As I travel around giving data visualization workshops, I get to peek inside hundreds of attendees’ publications, slideshows, and spreadsheets (and then redesign them–the best part of my job).
Before
Here’s a screenshot from one group’s (public-facing) research report. The authors of the report talked about wheelchairs that were given to people in other countries. This was the demographic section of the report so there were a few graphs showing who those wheelchairs went to — men, women, kids, adults, and so on. There are 3D pie charts but I don’t fault anyone for their before graphs. We’ve all been there.
After
The first pie chart was about gender–the proportion of wheelchairs distributed to men and women. According to my seven pie chart guidelines, gender can stay in a pie chart. Gender is a nominal/categorical variable and there are only a couple slices. We just need to reformat things a bit to make the graph easier to read. The before version is 3D, so the chart’s height makes the slices look larger or smaller than they really are. 3D distorts data.
There’s a legend below the chart so viewers would have to zig-zag their eyes back and forth to figure out which color corresponds to which slice. And the viewers would literally be zig-zagging because men are on the left side of the pie and on the right side of the legend, a software oddity. The after version is 2D; has labels directly on top of the slices to avoid wasting time hunting for information in the legend; and it uses colors from the organization’s logo rather than the software program’s default color palette.

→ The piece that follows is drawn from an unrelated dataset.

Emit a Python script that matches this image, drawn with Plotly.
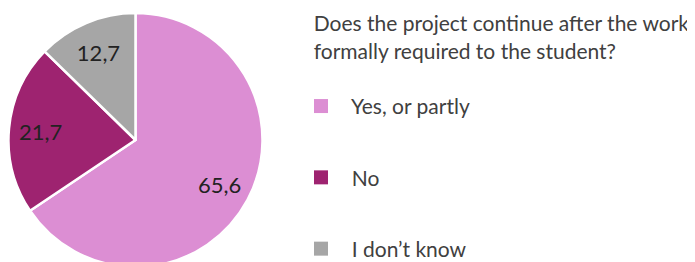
import plotly.graph_objects as go

categories = ["Yes, or partly", "No", "I don\u2019t know"]
values = [65.6, 21.7, 12.7]
colors = ["#DC8ED3", "#9E2370", "#A6A6A6"]
legend_title_lines = ["Does the project continue after the work",
                      "formally required to the student?"]

W, H = 695, 262
fig = go.Figure()

pie_domain = dict(x=[0.5 / W, 254.5 / W], y=[3 / H, 257 / H])

fig.add_trace(go.Pie(
    labels=categories,
    values=values,
    sort=False,
    direction="clockwise",
    rotation=0,
    marker=dict(colors=colors, line=dict(color="white", width=2.5)),
    textinfo="none",
    showlegend=False,
    hoverinfo="skip",
    domain=pie_domain,
))

# transparent ring used only to place the value labels further out
fig.add_trace(go.Pie(
    labels=categories,
    values=values,
    sort=False,
    direction="clockwise",
    rotation=0,
    hole=0.5,
    marker=dict(colors=["rgba(0,0,0,0)"] * 3, line=dict(width=0)),
    texttemplate="%{value:.1f}",
    textposition="inside",
    insidetextorientation="horizontal",
    textfont=dict(family="Lato", size=22, color="#222222"),
    showlegend=False,
    hoverinfo="skip",
    domain=pie_domain,
))

for name, col in zip(categories, colors):
    fig.add_trace(go.Scatter(
        x=[None], y=[None], mode="markers",
        marker=dict(symbol="square", size=14, color=col),
        name="\u00a0\u00a0" + name,
        legendgroup=name,
        hoverinfo="skip",
    ))

title_text = "<br>".join("\u00a0\u00a0" + s for s in legend_title_lines) + "<br>\u00a0"

fig.update_layout(
    width=W, height=H,
    margin=dict(l=0, r=0, t=0, b=0, autoexpand=False),
    paper_bgcolor="white",
    plot_bgcolor="white",
    separators=", ",
    xaxis=dict(visible=False),
    yaxis=dict(visible=False),
    legend=dict(
        title=dict(text=title_text, font=dict(family="Lato", size=21, color="#404040")),
        font=dict(family="Lato", size=21, color="#404040"),
        x=293 / W, xanchor="left",
        y=1 + 4 / H, yanchor="top",
        tracegroupgap=41,
        maxheight=500,
        itemclick=False, itemdoubleclick=False,
    ),
)

fig.write_html("out.html")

The second pie chart was about age ranges–the proportion of wheelchairs given out to younger people and older people. According to my seven pie chart guidelines, age ranges can’t stay in a pie chart because age range is an ordinal variable. There’s a natural order or progression from younger people over to older people, so we need the chart to reflect that built-in characteristic. You could display these age ranges in a stacked bar chart or in a histogram. I went with a histogram because the 0-5 years segment was tiny and nearly invisible in a stacked bar chart. It’s faster to read left to right (the histogram) than to start at 12 o’clock and read clockwise (the pie).
I never cease to be amazed how small edits lead to a big impact. This page of the report looks completely different!
No, I didn’t keep the tables. When we see tables and graphs beside each other, our brains wonder whether the table matches the graph. Is this the same thing? Or different? Wait, it’s the same, right? So why did they include both? Oh, for the raw numbers? The graph has the percentages but not the numbers? That’s the only added value of the table? Redundant tables and graphs are unnecessarily burdensome for viewers. My rule of thumb is to display raw numbers for anything below 100 (3 of 7 people, not 43%) and percentages for anything above 100. We’re talking about well over 100 units here (either 886 or 866 wheelchairs, what an unfortunate typo) so we could’ve just displayed percentages in the pie chart and left off the raw numbers altogether.
However, this report was written for a technical audience, and technical audiences love extra details like numbers and percentages, so I simply included both within the after version.
Sometimes workshop attendees are afraid that including graphs will lengthen their reports. On the contrary, data visualization often decreases your report’s length. I freed up space by deleting the redundant tables. I decided to use that space for titles and subtitles to explain each graph. Before, the graphs were just slapped into the report without any explanatory text. I’m a visual person and prefer to read graphs over paragraphs. Other people prefer to read the paragraphs over graphs. Both viewers’ preferences are met when we add explanatory text alongside graphs.